What this means: Instead of one loss-development factor, a real triangle projects the ultimate by chain-ladder, cross-checks it with Bornhuetter-Ferguson (using the model's expected error count as the a-priori — more stable when the latest periods are immature, where chain-ladder can over-project), and an over-dispersed-Poisson bootstrap gives a full reserve distribution — so the risk margin is a defensible 75th-percentile (IFRS-17 style), not the ad-hoc tail load shown in panel 4. The reserve is severity-aware: each IBNR claim's cost is drawn from the empirical body spliced with a generalized-Pareto (GPD) tail fitted peaks-over-threshold, so the tail index ξ̂ and severity uncertainty flow into the percentiles. See paper §5.5.

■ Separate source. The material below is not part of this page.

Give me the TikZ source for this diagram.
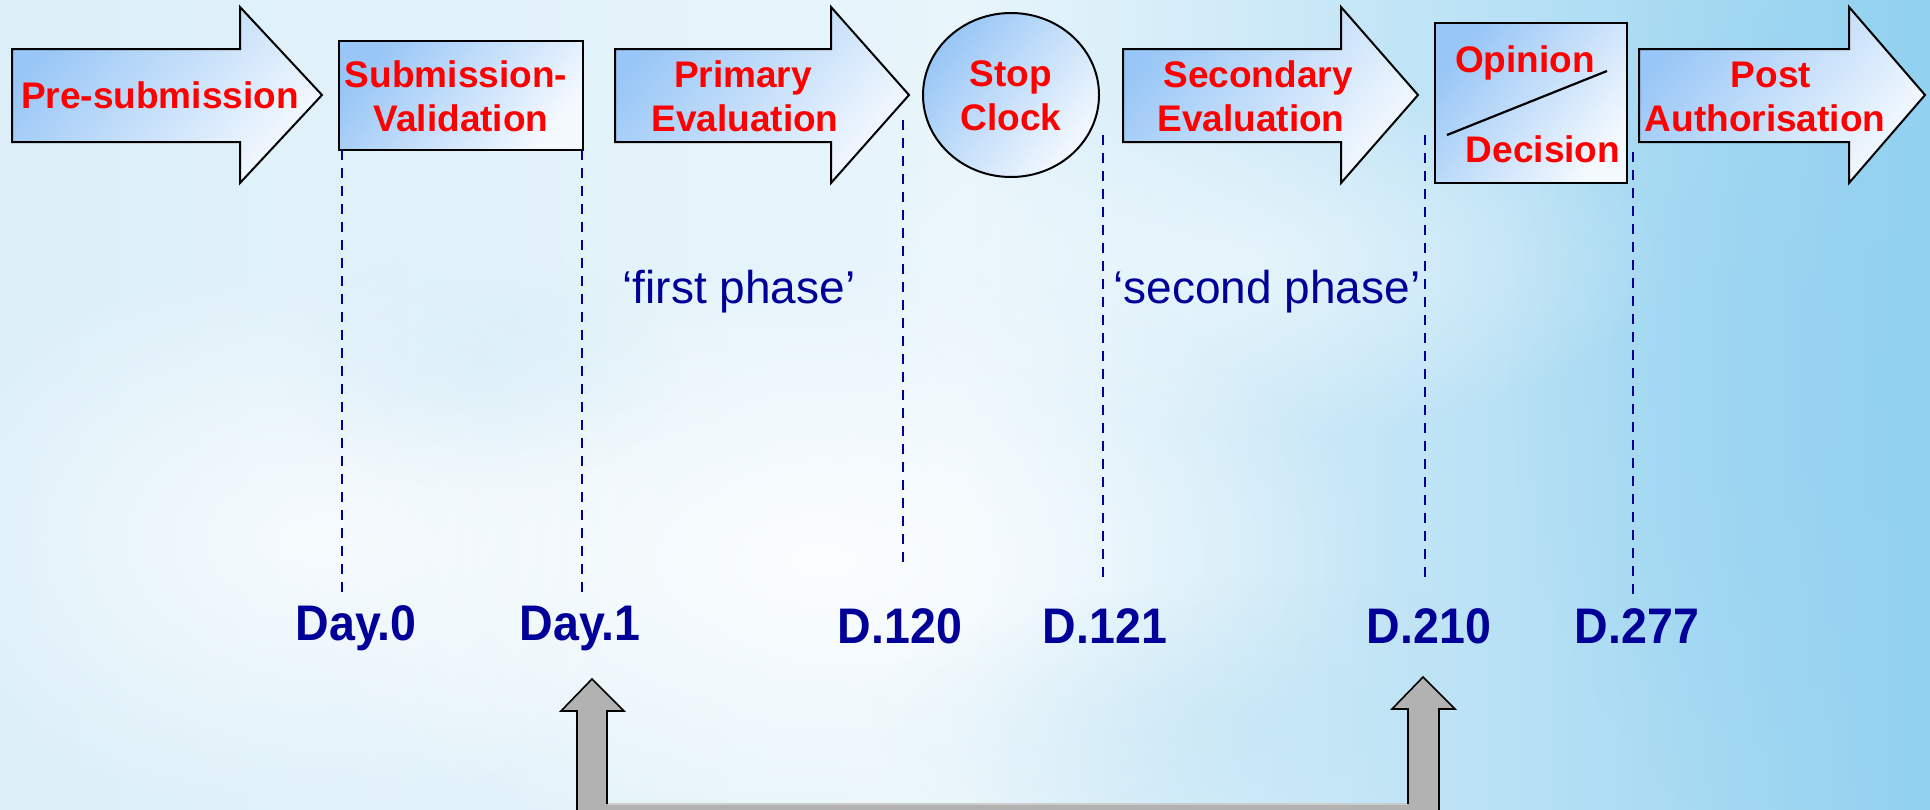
\documentclass[tikz,border=0pt]{standalone}
\usepackage{fontspec}
\setmainfont{Liberation Sans}
\usetikzlibrary{fadings}
\definecolor{navy}{HTML}{000099}
\definecolor{redtxt}{HTML}{FF0000}
\definecolor{shapeA}{HTML}{98C6F6}
\definecolor{shapeB}{HTML}{F4F9FE}
\definecolor{skyL}{HTML}{DCEFF9}
\definecolor{skyM}{HTML}{E8F5FB}
\definecolor{skyR}{HTML}{92D1F0}
\definecolor{grayarrow}{HTML}{B2B2B2}
\definecolor{graytop}{HTML}{CCCCCC}
\tikzfading[name=softblob, inner color=transparent!0, outer color=transparent!100]
\newcommand{\phasearrow}[3]{%
  \path[phase] (#1,49) -- (#2,49) -- (#2,7) -- (#3,95) -- (#2,183) -- (#2,142) -- (#1,142) -- cycle;}
\begin{document}
\begin{tikzpicture}[x=0.5pt,y=-0.5pt,
  phase/.style={draw=black, line width=1pt, top color=shapeA, bottom color=shapeB, shading angle=50},
  redlbl/.style={text=redtxt, font=\fontsize{18.5}{22}\selectfont\bfseries, inner sep=0pt, anchor=base},
  daylbl/.style={text=navy, font=\fontsize{25}{28}\selectfont\bfseries, inner sep=0pt, anchor=base, xscale=0.93},
  phaselbl/.style={text=navy, font=\fontsize{23}{27}\selectfont, inner sep=0pt, anchor=base},
  daydash/.style={draw=navy, line width=1.3pt, dash pattern=on 5pt off 4pt},
  grayfill/.style={fill=grayarrow, draw=none},
  grayline/.style={draw=black, line width=0.8pt, line join=miter},
]
\useasboundingbox (0,0) rectangle (1930,809);
\clip (0,0) rectangle (1930,809);
% background sky
\path[left color=skyL, right color=skyR, middle color=skyM] (0,0) rectangle (1930,809);
\fill[skyR, path fading=softblob, opacity=0.7] (1930,380) ellipse (420 and 520);
\fill[white, path fading=softblob, opacity=0.85] (820,560) ellipse (560 and 300);
\fill[white, path fading=softblob, opacity=0.7] (300,540) ellipse (400 and 280);
\fill[white, path fading=softblob, opacity=0.5] (1250,260) ellipse (420 and 180);
\fill[skyL!80!skyR, path fading=softblob, opacity=0.4] (480,370) ellipse (200 and 120);
\fill[skyL!60!skyR, path fading=softblob, opacity=0.45] (1250,720) ellipse (380 and 140);

% phase shapes
\phasearrow{12}{240}{322}
\path[phase] (339,41) rectangle (583,150);
\phasearrow{615}{831}{909}
\path[phase] (1011,95) ellipse (88 and 82);
\phasearrow{1123}{1341}{1418}
\path[phase] (1435,23) rectangle (1627,183);
\draw[line width=1.1pt] (1447,135) -- (1607,71);
\phasearrow{1639}{1849}{1925}

% red labels
\node[redlbl] (pre) at (160,108) {Pre-submission};
\node[redlbl] (sub1) at (456,87) {Submission-};
\node[redlbl] (sub2) at (461,131) {Validation};
\node[redlbl] (pri1) at (743,87) {Primary};
\node[redlbl] (pri2) at (745,131) {Evaluation};
\node[redlbl] (stop1) at (1011,86) {Stop};
\node[redlbl] (stop2) at (1011,130) {Clock};
\node[redlbl] (sec1) at (1258,87) {Secondary};
\node[redlbl] (sec2) at (1251,131) {Evaluation};
\node[redlbl] (op1) at (1525,72) {Opinion};
\node[redlbl] (op2) at (1543,162) {Decision};
\node[redlbl] (post1) at (1771,87) {Post};
\node[redlbl] (post2) at (1765,131) {Authorisation};

% dashed day lines
\draw[daydash] (342,150) -- (342,599);
\draw[daydash] (582,150) -- (582,599);
\draw[daydash] (903,120) -- (903,567);
\draw[daydash] (1103,135) -- (1103,583);
\draw[daydash] (1425,135) -- (1425,583);
\draw[daydash] (1633,152) -- (1633,599);

% phase texts
\node[phaselbl] (ph1) at (739,303) {‘first phase’};
\node[phaselbl] (ph2) at (1267,303) {‘second phase’};

% day labels
\node[daylbl] (d0) at (356,640) {Day.0};
\node[daylbl] (d1) at (580,640) {Day.1};
\node[daylbl] (d120) at (900,643) {D.120};
\node[daylbl] (d121) at (1105,643) {D.121};
\node[daylbl] (d210) at (1429,643) {D.210};
\node[daylbl] (d277) at (1637,643) {D.277};

% gray connector arrows
\path[grayfill] (577,820) -- (577,711) -- (561,711) -- (592,679) -- (624,711) -- (607,711) -- (607,804)
  -- (1408,804) -- (1408,709) -- (1392,709) -- (1423,677) -- (1455,709) -- (1439,709) -- (1439,820) -- cycle;
\draw[graytop, line width=0.8pt] (607,804) -- (1408,804);
\draw[grayline] (577,820) -- (577,711) -- (561,711) -- (592,679) -- (624,711) -- (607,711) -- (607,804);
\draw[grayline] (1408,804) -- (1408,709) -- (1392,709) -- (1423,677) -- (1455,709) -- (1439,709) -- (1439,820);
\end{tikzpicture}
\end{document}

6 · Ground-truth censoring & reject inference

corrects selection bias

What this means: The true outcome is only observed for some decisions — a confidently-denied case is rarely appealed, a declined applicant never gets to default — and that censoring is informative (it rises with the model's score, which tracks error), so the naive observed rate is biased low. Reject inference fits P(error | score) on the observed decisions and imputes the censored ones, recovering an estimate near the truth. It works because censoring is (mostly) explained by the score; whatever remains purely unobserved (MNAR) is the residual gap — see paper §9.

🔍

Reproducibility & invariants. The portfolio is generated from a fixed seed, so these numbers are byte-for-byte reproducible and match the paper. By construction the tool always satisfies TVaR ≥ VaR, reserve ≥ 0, Z increasing in n, and A/E ≈ 1.0 when drift = 0. Verify them yourself: drag Production drift to 0% and watch every cohort collapse onto the A/E = 1.0 line.